Selecting students by nationality: it’s just not allowed

“In my opinion, it should be possible to control the influx of international students,” rector Karen Maex of the University of Amsterdam said last month in her English Foundation Day address. “Can you imagine a lecture hall in the future consisting for 80 percent of students from Germany, or from China? This would not contribute to our goals.”

She’s not the only one who thinks that way. Chairman of the TU Delft board Tim van der Hagen wants to introduce quotas for the number of Dutch students in a study program. “The best thing would be if we could first decide how many Dutch students will be allowed to start a study program, and then we’d add to that number by admitting foreign students.”

Own students first
Similar ideas are floating around the government. Some parties think Dutch students should be given an advantage in studies that choose their students by raffle. This is not the case at the moment: chances are equal for Dutch and foreign students.

Professors of educational law, however, aren’t in favor of the idea. They say it’s not allowed to say, for instance, that any given study program has enough Germans or French students now. That’s forbidden, it’s discrimination.

“It’ll be tricky anyway in the case of European students,” says professor Pieter Huisman of the Erasmus University Rotterdam. “Simply put, in Europe, the same rules apply to all EU citizens. And then there’s the Dutch general law on equal treatment, which automatically excludes the possibility of differentiating between nationalities.”

Colleague Paul Zoontjes, professor at Tilburg University, confirms: excluding students from non-EU countries like China wouldn’t be possible either. “If they’re rejected on the basis of their nationality, then technically they’d be able to file a lawsuit with the Dutch court. In practice, they probably won’t – but it’s still a possibility.”

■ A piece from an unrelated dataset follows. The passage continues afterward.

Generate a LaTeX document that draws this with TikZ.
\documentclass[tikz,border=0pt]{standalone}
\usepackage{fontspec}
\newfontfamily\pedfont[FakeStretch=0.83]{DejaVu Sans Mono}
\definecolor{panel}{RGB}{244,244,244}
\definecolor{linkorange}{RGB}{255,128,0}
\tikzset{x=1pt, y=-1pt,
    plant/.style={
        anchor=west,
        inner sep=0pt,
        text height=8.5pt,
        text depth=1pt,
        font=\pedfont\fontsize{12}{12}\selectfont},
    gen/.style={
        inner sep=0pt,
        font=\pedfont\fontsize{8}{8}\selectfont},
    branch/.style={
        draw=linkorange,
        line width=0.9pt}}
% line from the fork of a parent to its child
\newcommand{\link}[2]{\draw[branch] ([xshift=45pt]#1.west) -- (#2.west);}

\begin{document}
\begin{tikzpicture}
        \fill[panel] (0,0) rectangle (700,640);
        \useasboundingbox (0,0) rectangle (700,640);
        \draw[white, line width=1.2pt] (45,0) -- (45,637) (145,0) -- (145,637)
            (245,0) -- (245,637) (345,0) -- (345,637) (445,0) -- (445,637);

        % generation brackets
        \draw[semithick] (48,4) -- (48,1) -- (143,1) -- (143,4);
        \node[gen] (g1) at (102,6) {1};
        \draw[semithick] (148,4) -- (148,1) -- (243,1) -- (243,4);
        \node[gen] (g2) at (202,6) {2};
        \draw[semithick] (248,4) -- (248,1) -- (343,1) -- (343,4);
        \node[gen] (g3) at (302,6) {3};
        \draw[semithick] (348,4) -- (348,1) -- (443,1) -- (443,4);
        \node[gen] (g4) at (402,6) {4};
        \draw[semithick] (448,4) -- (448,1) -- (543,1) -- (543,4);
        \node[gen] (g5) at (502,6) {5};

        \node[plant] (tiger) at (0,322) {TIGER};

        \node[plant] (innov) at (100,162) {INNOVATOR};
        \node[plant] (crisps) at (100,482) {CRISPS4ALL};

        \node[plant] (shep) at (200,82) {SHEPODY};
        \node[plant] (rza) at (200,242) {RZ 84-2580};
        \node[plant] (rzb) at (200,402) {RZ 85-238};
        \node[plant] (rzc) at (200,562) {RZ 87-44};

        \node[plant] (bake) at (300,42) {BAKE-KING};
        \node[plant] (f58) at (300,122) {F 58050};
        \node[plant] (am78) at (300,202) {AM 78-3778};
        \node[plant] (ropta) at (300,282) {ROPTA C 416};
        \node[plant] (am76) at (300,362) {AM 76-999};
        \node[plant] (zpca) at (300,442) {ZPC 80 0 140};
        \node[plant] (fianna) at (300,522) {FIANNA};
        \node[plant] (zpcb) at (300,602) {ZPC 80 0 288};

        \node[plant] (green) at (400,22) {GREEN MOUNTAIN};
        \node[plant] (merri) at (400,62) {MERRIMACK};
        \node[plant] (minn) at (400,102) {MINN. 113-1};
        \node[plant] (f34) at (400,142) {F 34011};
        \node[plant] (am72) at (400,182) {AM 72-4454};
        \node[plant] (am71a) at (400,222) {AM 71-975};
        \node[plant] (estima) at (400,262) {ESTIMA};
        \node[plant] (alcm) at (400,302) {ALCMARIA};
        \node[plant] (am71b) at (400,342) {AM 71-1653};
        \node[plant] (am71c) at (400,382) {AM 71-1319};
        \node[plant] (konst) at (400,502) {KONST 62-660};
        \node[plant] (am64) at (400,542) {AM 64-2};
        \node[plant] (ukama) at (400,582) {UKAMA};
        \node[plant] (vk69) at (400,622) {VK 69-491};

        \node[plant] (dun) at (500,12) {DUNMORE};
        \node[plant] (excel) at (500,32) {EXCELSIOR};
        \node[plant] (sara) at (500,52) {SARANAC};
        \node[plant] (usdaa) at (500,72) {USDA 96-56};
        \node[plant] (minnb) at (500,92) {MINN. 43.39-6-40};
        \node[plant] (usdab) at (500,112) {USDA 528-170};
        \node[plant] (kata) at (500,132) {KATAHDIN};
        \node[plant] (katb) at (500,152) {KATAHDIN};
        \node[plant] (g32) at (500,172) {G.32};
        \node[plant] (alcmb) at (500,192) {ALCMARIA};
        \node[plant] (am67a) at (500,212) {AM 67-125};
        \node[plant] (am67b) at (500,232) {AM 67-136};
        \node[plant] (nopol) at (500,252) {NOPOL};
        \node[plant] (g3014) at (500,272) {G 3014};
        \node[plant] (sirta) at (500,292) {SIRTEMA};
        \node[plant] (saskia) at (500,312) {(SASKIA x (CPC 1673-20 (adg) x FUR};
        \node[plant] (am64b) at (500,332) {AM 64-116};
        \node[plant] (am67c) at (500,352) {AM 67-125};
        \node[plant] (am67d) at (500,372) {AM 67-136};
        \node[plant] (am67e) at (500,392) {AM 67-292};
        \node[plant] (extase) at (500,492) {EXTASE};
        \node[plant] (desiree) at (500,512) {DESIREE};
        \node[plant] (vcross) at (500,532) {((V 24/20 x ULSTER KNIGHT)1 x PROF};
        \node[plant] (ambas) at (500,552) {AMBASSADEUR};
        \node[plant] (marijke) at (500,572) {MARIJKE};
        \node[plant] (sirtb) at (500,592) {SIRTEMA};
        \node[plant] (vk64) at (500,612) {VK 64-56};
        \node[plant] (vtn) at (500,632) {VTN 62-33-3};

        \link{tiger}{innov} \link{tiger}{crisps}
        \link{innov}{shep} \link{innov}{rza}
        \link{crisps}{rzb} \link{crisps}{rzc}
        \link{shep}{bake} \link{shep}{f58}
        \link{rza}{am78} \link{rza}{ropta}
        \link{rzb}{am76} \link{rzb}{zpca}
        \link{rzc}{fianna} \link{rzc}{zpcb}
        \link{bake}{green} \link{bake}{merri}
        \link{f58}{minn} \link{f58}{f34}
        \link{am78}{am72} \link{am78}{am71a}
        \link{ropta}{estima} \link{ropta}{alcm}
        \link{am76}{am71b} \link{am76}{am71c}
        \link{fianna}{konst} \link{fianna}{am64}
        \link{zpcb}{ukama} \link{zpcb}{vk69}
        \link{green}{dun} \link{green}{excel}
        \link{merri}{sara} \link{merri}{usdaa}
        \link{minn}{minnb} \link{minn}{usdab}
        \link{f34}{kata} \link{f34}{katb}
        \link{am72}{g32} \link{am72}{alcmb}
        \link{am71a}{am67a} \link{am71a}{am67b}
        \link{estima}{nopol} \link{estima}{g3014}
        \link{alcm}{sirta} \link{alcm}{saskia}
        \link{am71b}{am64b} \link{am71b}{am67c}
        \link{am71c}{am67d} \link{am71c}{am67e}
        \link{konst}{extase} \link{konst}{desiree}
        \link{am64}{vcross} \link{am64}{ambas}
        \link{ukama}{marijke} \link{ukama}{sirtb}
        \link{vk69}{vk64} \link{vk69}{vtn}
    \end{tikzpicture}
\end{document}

Rejection based on language proficiency
Study programs are only allowed to reject students based on objective criteria, such as language proficiency and previous education, as professor Miek Laemers of VU University Amsterdam. “But if you’re offering a significant number of English-language study programs, then of course you’re going to draw in a lot of foreign students.”

There’s only one small loophole, professor Zoontjes ponders. Perhaps the study programs could explain that they have educational goals that fit a group of a certain composition of Dutch and international students.  “But the judge is not likely to simply believe that argument. It would have to be substantiated very, very thoroughly.” In all honesty, he doesn’t think it’s a viable practice.

In practice
But how does that work with the selective university colleges, which are so explicitly internationally oriented? The website of the Amsterdam University College (a joint program by University of Amsterdam and VU) mentions that the selection committee doesn’t just look at the individual students and their own achievements, but will, alongside that information, also look at the composition of a “socially coherent, and still diverse group of students”.

In practice, these college don’t have to select on nationality at all, they say. It’s a question of recruitment. In countries that many prospective students come from, you don’t have to recruit as much, and use that to keep the balance.

“Maybe it did happen at first,” Floris van den Burg, chairman of the selection committee of University College Utrecht says. “But I’m not certain, as I wasn’t involved then. Now, at least, we have a sufficient number of international students: around sixty percent. We’re actually going to start recruiting in the Netherlands more. We didn’t really have to do that at all for years.”

Never had to
Amsterdam doesn’t have to select on nationality either, a spokesperson for the AUC says. “We have two admission dates: December 1st and February 1st. Afterwards, we’ll leave the admissions open. So if we end up with a relatively small number of boys who are interested in chemistry, then it’s possible to change that in the late admissions. But we’ve never had to steer on nationality at all.”

Marijk van der Wende, currently professor of higher education systems at Utrecht University, founded the Amsterdam University College and led it from 2009 to 2015. There’s no legal basis to select students on nationality, she affirms, and so that never happened at her college.

But the Ministry of Education used to applaud diversity and the international classroom, Van der Wende says, so this kind of selection was often talked about in groups of educational managers. “You’re dependent on the composition of the influx,” she says. “That was discussed back then with the minister of Education and the association of universities VSNU.” The subject has been re-introduced now, and the new minister, Ingrid van Engelshoven, will consider the issue. “I hope that leads to more clarity,” Van der Wende says.

Freedom
There are several countries in Europe, small ones usually, that face practical problems with a wave of incoming students from other EU countries, she explains. But you can’t just reject them. “That goes against the principle of the freedom of movement of EU citizens, and it can go against the principle of equal treatment. If educational managers feel those freedoms aren’t practical – well, that’s understandable. But they’re practical to individuals, and that’s who they’re made for.”